Enterprise Income Tax

In December 2007, the State Council promulgated
the Implementing Rules of the Enterprise Income Tax Law, which became effective on January 1, 2008. The Enterprise Income Tax Law and
its relevant implementing rules (i) impose a uniform 25% enterprise income tax rate, which is applicable to both foreign-invested enterprises
and domestic enterprises, (ii) permit companies to continue to enjoy their existing tax incentives, subject to certain transitional phase-out
rules, and (iii) introduce new tax incentives, subject to various qualification criteria.

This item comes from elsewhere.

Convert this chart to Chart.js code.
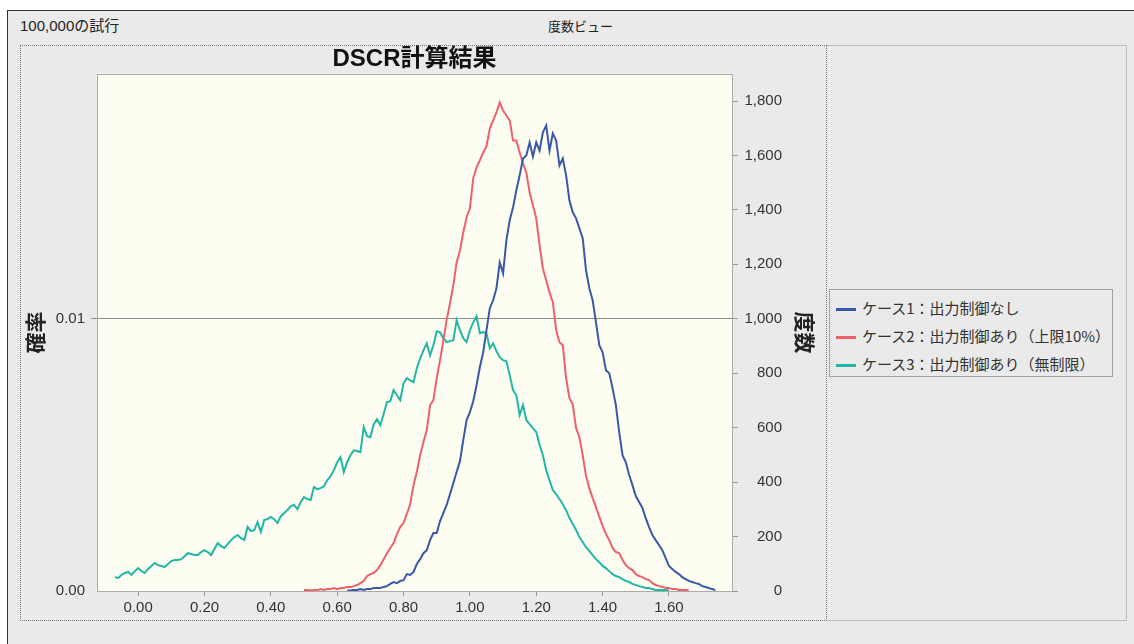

The Enterprise Income Tax Law also provides that
enterprises organized under the laws of jurisdictions outside China with their “de facto management bodies” located within
China may be considered PRC resident enterprises and therefore be subject to PRC enterprise income tax at the rate of 25% on their worldwide
income. The implementing rules further define the term “de facto management body” as the management body that exercises substantial
and overall management and control over the production and operations, personnel, accounts, and properties of an enterprise. If an enterprise
organized under the laws of a jurisdiction outside China is considered a PRC resident enterprise for PRC enterprise income tax purposes,
a number of unfavorable PRC tax consequences could follow. First, it would be subject to the PRC enterprise income tax at the rate of
25% on its worldwide income. Second, a 10% withholding tax would be imposed on dividends it pays to its non-PRC enterprise shareholders
and with respect to gains derived by its non-PRC enterprise shareholders from the transfer of its shares.